Os empresários e os dirigentes não podem levar em conta exclusivamente o objetivo econômico da empresa, os critérios de eficiência econômica, as exigências do cuidado do «capital» como conjunto dos meios de produção: é também um preciso dever deles o concreto respeito da dignidade humana dos trabalhadores que atuam na empresa[719]. Estes últimos constituem «o patrimônio mais precioso da empresa»[720], o fator decisivo da produção[721]. Nas grandes decisões estratégicas e financeiras, de compra ou de venda, de redimensionamento ou fechamento das filiais, na política das fusões, não se pode limitar exclusivamente a critérios de natureza financeira ou comercial.

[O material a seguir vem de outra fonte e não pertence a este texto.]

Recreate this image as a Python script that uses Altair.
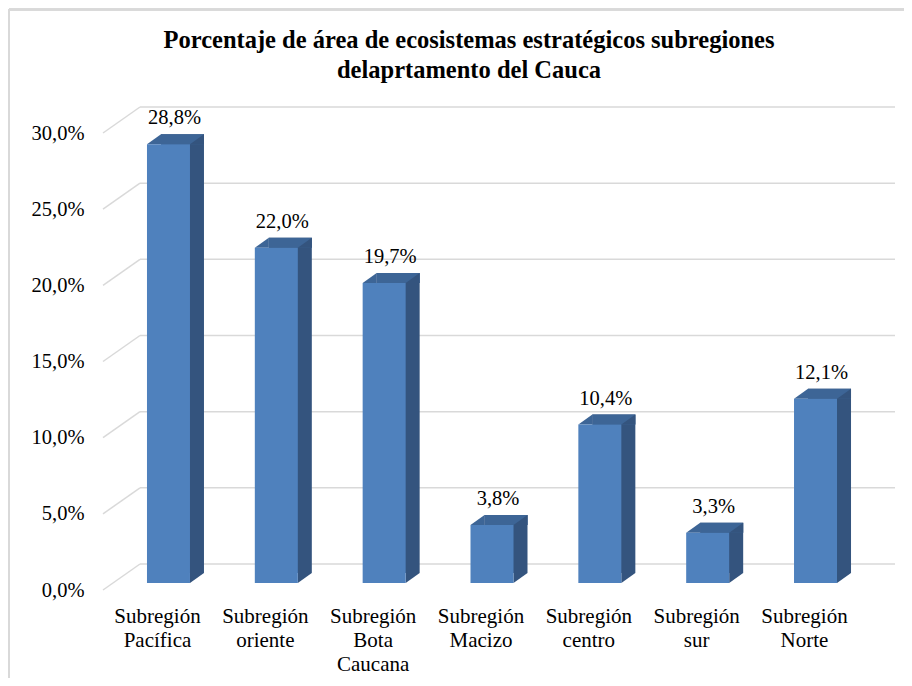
import altair as alt
import pandas as pd

regions = ["Subregión Pacífica", "Subregión oriente", "Subregión Bota Caucana",
           "Subregión Macizo", "Subregión centro", "Subregión sur", "Subregión Norte"]
values = [28.8, 22.0, 19.7, 3.8, 10.4, 3.3, 12.1]
tick_values = [0, 5, 10, 15, 20, 25, 30]
title_lines = ["Porcentaje de área de ecosistemas estratégicos subregiones",
               "delaprtamento del Cauca"]

df = pd.DataFrame({"region": regions, "value": values})
ticks = pd.DataFrame({"v": tick_values})

FONT = "Liberation Serif"
FRONT = "#4F81BD"
TOP = "#3D6596"
SIDE = "#34547E"
GRID = "#D9D9D9"
BAR_W = 43
DX, DY = 14, -10

xscale = alt.Scale(paddingInner=0, paddingOuter=0.135)
yscale = alt.Scale(domain=[0, 30], nice=False, zero=True)

xax = alt.Axis(labelExpr="split(datum.label, ' ')", labelAngle=0,
               labelFont=FONT, labelFontSize=21, labelColor="black",
               labelLineHeight=24, labelPadding=22, labelOffset=-11,
               domain=False, ticks=False, tickSize=0, grid=False,
               labelBaseline="top", title=None)
yax = alt.Axis(values=tick_values, grid=False, domain=False, ticks=False,
               tickSize=0, labelFont=FONT, labelFontSize=20.5,
               labelColor="black", labelPadding=16, labelOffset=7, title=None,
               labelExpr="replace(format(datum.value, '.1f'), '.', ',') + '%'")

X = alt.X("region:N", sort=regions, scale=xscale, axis=xax, title=None)
Y = alt.Y("value:Q", scale=yscale, axis=yax, title=None)
YT = alt.Y("v:Q", scale=yscale, axis=yax, title=None)

# back-wall gridlines and their slanted connectors
grid = alt.Chart(ticks).mark_rule(color=GRID, strokeWidth=1.5, yOffset=-19).encode(
    y=YT, x=alt.value(40), x2=alt.value(795))
diag = alt.Chart(ticks).mark_rule(color=GRID, strokeWidth=1.5, yOffset=7, y2Offset=-19).encode(
    y=YT, y2=alt.Y2("v:Q"), x=alt.value(3), x2=alt.value(40))

base = alt.Chart(df)

side = base.mark_bar(width=BAR_W, xOffset=DX, yOffset=DY, y2Offset=DY, color=SIDE).encode(
    x=X, y=Y, y2=alt.datum(0))
top = base.mark_bar(width=BAR_W, xOffset=DX, yOffset=DY, y2Offset=0, color=TOP).encode(
    x=X, y=Y, y2=alt.Y2("value:Q"))

lr_tri = "M -1 0.714 L 1 -0.714 L 1 0.714 Z"
ul_tri = "M -1 -0.714 L 1 -0.714 L -1 0.714 Z"
tri_size = (2 * 7) ** 2

top_right = base.mark_point(shape=lr_tri, size=tri_size, filled=True, opacity=1,
                            strokeWidth=0, color=SIDE, xOffset=BAR_W / 2 + 7, yOffset=-5).encode(
    x=X, y=Y)
top_left = base.mark_point(shape=lr_tri, size=tri_size, filled=True, opacity=1,
                           strokeWidth=0, color=TOP, xOffset=-BAR_W / 2 + 7, yOffset=-5).encode(
    x=X, y=Y)
bottom_right = base.transform_calculate(zero="0").mark_point(
    shape=ul_tri, size=tri_size, filled=True, opacity=1,
    strokeWidth=0, color=SIDE, xOffset=BAR_W / 2 + 7, yOffset=-5).encode(
    x=X, y=alt.Y("zero:Q", scale=yscale, axis=yax, title=None))

front = base.mark_bar(width=BAR_W, color=FRONT).encode(x=X, y=Y)

labels = base.transform_calculate(
    label="replace(format(datum.value, '.1f'), '.', ',') + '%'"
).mark_text(font=FONT, fontSize=20.5, color="black", baseline="alphabetic",
            dy=-20, dx=6).encode(x=X, y=Y, text="label:N")

title = alt.Chart(pd.DataFrame({"t": ["\n".join(title_lines)]})).mark_text(
    font=FONT, fontSize=24.5, fontWeight="bold", color="black", lineBreak="\n",
    lineHeight=30, align="center", baseline="alphabetic").encode(
    x=alt.value(369), y=alt.value(-78), text="t:N")

border_top = alt.Chart(ticks).mark_rule(color=GRID, strokeWidth=2).encode(
    x=alt.value(-91), x2=alt.value(820), y=alt.value(-116.5))
border_left = alt.Chart(ticks).mark_rule(color=GRID, strokeWidth=2).encode(
    x=alt.value(-91), y=alt.value(-116.5), y2=alt.value(560))

chart = alt.layer(
    border_top, border_left, grid, diag, side, top, top_right, top_left, bottom_right,
    front, labels, title
).properties(
    width=784, height=457,
    autosize=alt.AutoSizeParams(type="none"),
    padding={"left": 92, "top": 118, "right": 20, "bottom": 95},
).configure(
    background="white", font=FONT
).configure_view(strokeWidth=0, stroke="transparent").configure_text(font=FONT)

chart.save("out.html", embed_options={"renderer": "svg", "actions": False})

345 A doutrina social insiste na necessidade de que o empresário e o dirigente se empenhem em estruturar a atividade profissional nas suas empresas de modo a favorecer a família, especialmente as mães de família no cumprimento das suas funções[722]; respondam, à luz de uma visão integral do homem e do desenvolvimento, à demanda de qualidade «das mercadorias a produzir e a consumir, qualidade dos serviços a ser utilizados, qualidade do ambiente e da vida em geral»[723]; invistam, sempre que se apresentarem as condições econômicas e de estabilidade política, nos lugares e nos setores produtivos que oferecem a indivíduos e povos «a ocasião de valorizar o próprio trabalho»[724]."